-------- RECORD LIST

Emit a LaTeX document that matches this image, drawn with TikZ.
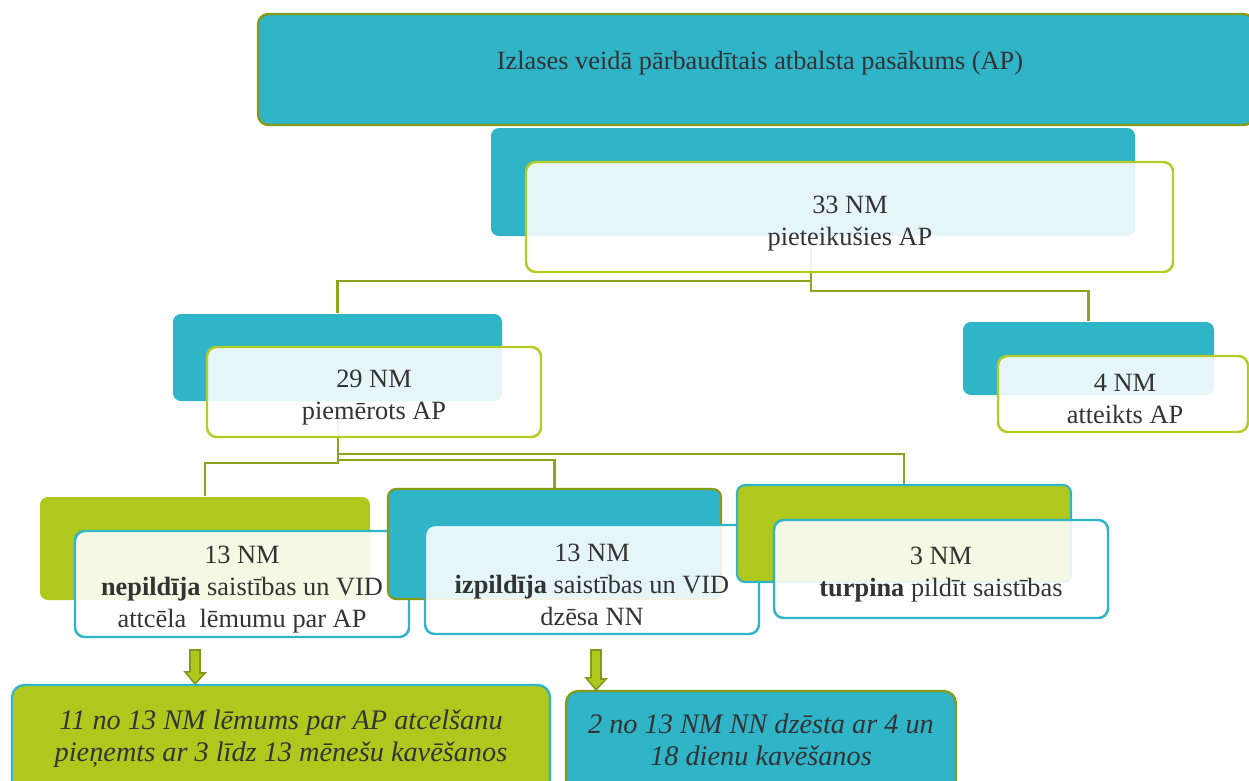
\documentclass[tikz,border=0pt]{standalone}
\usepackage{fontspec}
\setmainfont{Liberation Serif}
\usetikzlibrary{fit,calc}
\pgfdeclarelayer{back}
\pgfsetlayers{back,main}

\definecolor{cteal}{HTML}{2FB4C8}
\definecolor{cgreen}{HTML}{B0C81E}
\definecolor{colive}{HTML}{859A18}
\definecolor{clime}{HTML}{B5CC25}
\definecolor{cline}{HTML}{8EA41C}
\definecolor{ctext}{HTML}{333333}
\definecolor{carrow}{HTML}{7F9A1A}

\tikzset{
  boxbase/.style={rectangle, inner sep=0pt, line width=1.2pt},
  backteal/.style={boxbase, fill=cteal, rounded corners=4.5pt},
  backgreen/.style={boxbase, fill=cgreen, rounded corners=4.5pt},
  frontbox/.style={boxbase, fill=white, fill opacity=0.88, rounded corners=5.5pt, line width=1.4pt},
  txt/.style={align=center, text=ctext, inner sep=0pt, font=\fontsize{15}{18.2}\selectfont},
  itxt/.style={align=center, text=ctext, inner sep=0pt, font=\fontsize{16.1}{18.2}\selectfont\itshape},
  conn/.style={draw=cline, line width=1.4pt},
  blockarrow/.style={fill=cgreen, draw=carrow, line width=0.9pt, line join=miter},
}

\begin{document}
\begin{tikzpicture}[x=0.02cm, y=-0.02cm]
\useasboundingbox (0,0) rectangle (1249,781);

% title box
\node[boxbase, fill=cteal, draw=colive, rounded corners=6pt, line width=1.4pt,
      fit={(258,14) (1254,125)}] (top) {};
\node[txt] (ttop) at (760,63) {Izlases veidā pārbaudītais atbalsta pasākums (AP)};

% applicants
\node[backteal, fit={(491,128) (1135,236)}] (b33) {};
\node[frontbox, draw=clime, fit={(526,162) (1173,272)}] (f33) {};
\node[txt] (t33) at (850,224) {33 NM\\pieteikušies AP};

% suitable
\node[backteal, fit={(173,314) (502,401)}] (b29) {};
\node[frontbox, draw=clime, fit={(207,347) (541,437)}] (f29) {};
\node[txt] (t29) at (374,398) {29 NM\\piemērots AP};

% rejected
\node[backteal, fit={(963,322) (1214,395)}] (b4) {};
\node[frontbox, draw=clime, fit={(998,356) (1248,432)}] (f4) {};
\node[txt] (t4) at (1125,399) {4 NM\\atteikts AP};

% not fulfilled
\node[backgreen, fit={(40,497) (370,600)}] (bL) {};
\node[frontbox, draw=cteal, fit={(75,531) (409,637)}] (fL) {};
\node[txt] (tL) at (242,590) {13 NM\\\textbf{nepildīja} saistības un VID\\attcēla\ \ lēmumu par AP};

% fulfilled
\node[backteal, draw=colive, fit={(388,489) (721,599)}] (bM) {};
\node[frontbox, draw=cteal, fit={(425,525) (759,634)}] (fM) {};
\node[txt] (tM) at (592,585) {13 NM\\\textbf{izpildīja} saistības un VID\\dzēsa NN};

% continuing
\node[backgreen, draw=cteal, fit={(737,485) (1071,582)}] (bR) {};
\node[frontbox, draw=cteal, fit={(774,520) (1108,618)}] (fR) {};
\node[txt] (tR) at (941,575) {3 NM\\\textbf{turpina} pildīt saistības};

% outcome boxes
\node[backgreen, draw=cteal, rounded corners=7pt, line width=1.3pt, fit={(12,685) (550,800)}] (oL) {};
\node[itxt] (toL) at (281,739) {11 no 13 NM lēmums par AP atcelšanu\\pieņemts ar 3 līdz 13 mēnešu kavēšanos};
\node[backteal, draw=colive, rounded corners=7pt, line width=1.3pt, fit={(566,691) (956,800)}] (oR) {};
\node[itxt] (toR) at (761,740) {2 no 13 NM NN dzēsta ar 4 un\\18 dienu kavēšanos};

% junction points of the tree
\coordinate (j1) at (811,281);
\coordinate (j2) at (811,291);
\coordinate (jR) at (338,454);
\coordinate (jM) at (338,460);
\coordinate (jL) at (338,463);

\begin{pgfonlayer}{back}
  \draw[conn] ($(f33.south -| j1)+(0,-25)$) -- (j1) -| (b29.north);
  \draw[conn] (j1) -- (j2) -| (b4.north);
  \draw[conn] ($(f29.south -| jL)+(0,-20)$) -- (jL) -| (bL.north);
  \draw[conn] (jM) -| (bM.north);
  \draw[conn] (jR) -| (bR.north);
\end{pgfonlayer}

% block arrows towards the outcome boxes
\coordinate (a1) at (195,650);
\coordinate (a2) at (596,650);
\draw[blockarrow] (a1) ++(-5,0) -- ++(10,0) -- ++(0,23) -- ++(5,0)
  -- (oL.north -| a1) -- ++(-10,-12) -- ++(5,0) -- cycle;
\draw[blockarrow] (a2) ++(-5,0) -- ++(10,0) -- ++(0,29) -- ++(5,0)
  -- (oR.north -| a2) -- ++(-10,-12) -- ++(5,0) -- cycle;
\end{tikzpicture}
\end{document}
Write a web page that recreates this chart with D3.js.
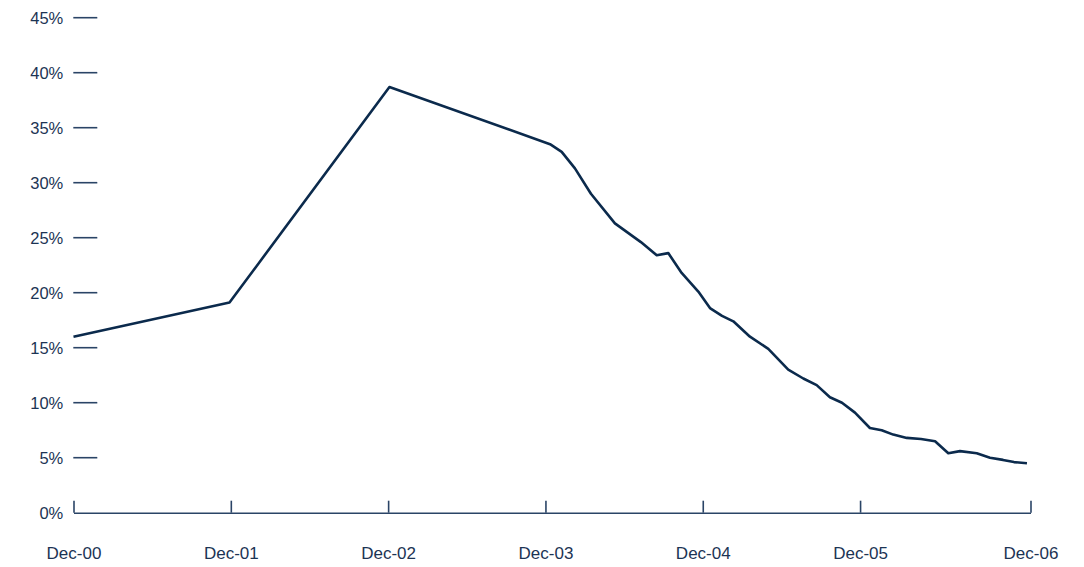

----------------

:: GIVEN INSTRUCTION ::
Using the records above, gather all lines where the string "with" is present.

:: OUTPUT BELOW ::
Emit a LaTeX document that matches this image, drawn with TikZ.
Write a web page that recreates this chart with D3.js.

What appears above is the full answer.